Reproduce the full listing below unchanged, apart from the pictures.

***

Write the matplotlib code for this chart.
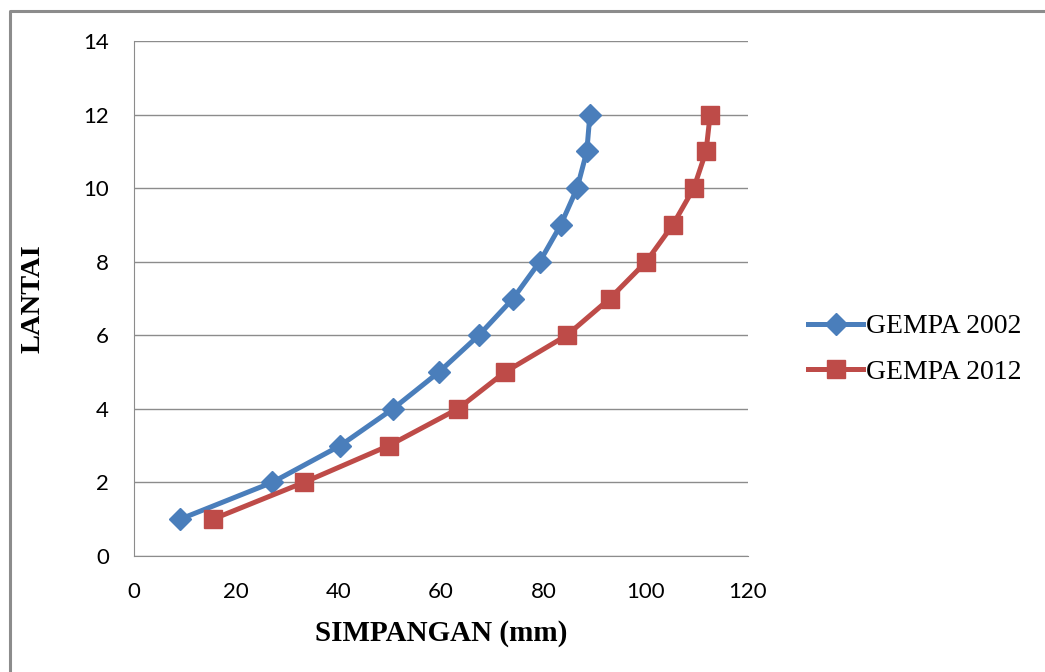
import matplotlib.pyplot as plt
from matplotlib.lines import Line2D

lantai = [1, 2, 3, 4, 5, 6, 7, 8, 9, 10, 11, 12]
gempa_2002 = [9.0, 27.0, 40.3, 50.6, 59.6, 67.4, 74.1, 79.3, 83.4, 86.6, 88.5, 89.1]
gempa_2012 = [15.4, 33.2, 49.8, 63.3, 72.5, 84.6, 93.0, 100.1, 105.3, 109.4, 111.8, 112.6]

fig = plt.figure(figsize=(10.45, 6.72), dpi=100)
ax = fig.add_axes([0.1282, 0.1726, 0.5876, 0.7664])

# chart border (only top and left edges are visible in the crop)
fig.lines.append(Line2D([0.0096, 0.0096, 1.0], [0.0, 0.9836, 0.9836], transform=fig.transFigure,
                        color='#8c8c8c', linewidth=2.2))

ax.plot(gempa_2002, lantai, color='#4a7ebb', linewidth=3.6, marker='D', markersize=11.5,
        label='GEMPA 2002')
ax.plot(gempa_2012, lantai, color='#be4b48', linewidth=3.6, marker='s', markersize=13.5,
        label='GEMPA 2012')

ax.set_xlim(0, 120)
ax.set_ylim(0, 14)
ax.set_xticks(range(0, 121, 20))
ax.set_yticks(range(0, 15, 2))
ax.grid(axis='y', color='#8c8c8c', linewidth=1)
ax.set_axisbelow(True)
for side in ['top', 'right']:
    ax.spines[side].set_visible(False)
for side in ['left', 'bottom']:
    ax.spines[side].set_color('#8c8c8c')
ax.tick_params(length=0, labelsize=16)
for lbl in ax.get_xticklabels() + ax.get_yticklabels():
    lbl.set_family('Lato')
ax.tick_params(axis='y', pad=18)
ax.tick_params(axis='x', pad=19)

ax.set_xlabel('SIMPANGAN (mm)', family='Liberation Serif', fontweight='bold', fontsize=21,
              labelpad=13)
ax.set_ylabel('LANTAI', family='Liberation Serif', fontweight='bold', fontsize=20.5,
              labelpad=27)

ax.legend(loc='center left', bbox_to_anchor=(0.773, 0.48), bbox_transform=fig.transFigure,
          frameon=False, prop={'family': 'Liberation Serif', 'size': 20}, handlelength=2.0,
          labelspacing=0.72, handletextpad=0.1, borderpad=0, borderaxespad=0)

fig.savefig('out.png', dpi=100)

***

Completed exercise
Write the matplotlib code for this chart.
import matplotlib.pyplot as plt
from matplotlib.lines import Line2D

lantai = [1, 2, 3, 4, 5, 6, 7, 8, 9, 10, 11, 12]
gempa_2002 = [9.0, 27.0, 40.3, 50.6, 59.6, 67.4, 74.1, 79.3, 83.4, 86.6, 88.5, 89.1]
gempa_2012 = [15.4, 33.2, 49.8, 63.3, 72.5, 84.6, 93.0, 100.1, 105.3, 109.4, 111.8, 112.6]

fig = plt.figure(figsize=(10.45, 6.72), dpi=100)
ax = fig.add_axes([0.1282, 0.1726, 0.5876, 0.7664])

# chart border (only top and left edges are visible in the crop)
fig.lines.append(Line2D([0.0096, 0.0096, 1.0], [0.0, 0.9836, 0.9836], transform=fig.transFigure,
                        color='#8c8c8c', linewidth=2.2))

ax.plot(gempa_2002, lantai, color='#4a7ebb', linewidth=3.6, marker='D', markersize=11.5,
        label='GEMPA 2002')
ax.plot(gempa_2012, lantai, color='#be4b48', linewidth=3.6, marker='s', markersize=13.5,
        label='GEMPA 2012')

ax.set_xlim(0, 120)
ax.set_ylim(0, 14)
ax.set_xticks(range(0, 121, 20))
ax.set_yticks(range(0, 15, 2))
ax.grid(axis='y', color='#8c8c8c', linewidth=1)
ax.set_axisbelow(True)
for side in ['top', 'right']:
    ax.spines[side].set_visible(False)
for side in ['left', 'bottom']:
    ax.spines[side].set_color('#8c8c8c')
ax.tick_params(length=0, labelsize=16)
for lbl in ax.get_xticklabels() + ax.get_yticklabels():
    lbl.set_family('Lato')
ax.tick_params(axis='y', pad=18)
ax.tick_params(axis='x', pad=19)

ax.set_xlabel('SIMPANGAN (mm)', family='Liberation Serif', fontweight='bold', fontsize=21,
              labelpad=13)
ax.set_ylabel('LANTAI', family='Liberation Serif', fontweight='bold', fontsize=20.5,
              labelpad=27)

ax.legend(loc='center left', bbox_to_anchor=(0.773, 0.48), bbox_transform=fig.transFigure,
          frameon=False, prop={'family': 'Liberation Serif', 'size': 20}, handlelength=2.0,
          labelspacing=0.72, handletextpad=0.1, borderpad=0, borderaxespad=0)

fig.savefig('out.png', dpi=100)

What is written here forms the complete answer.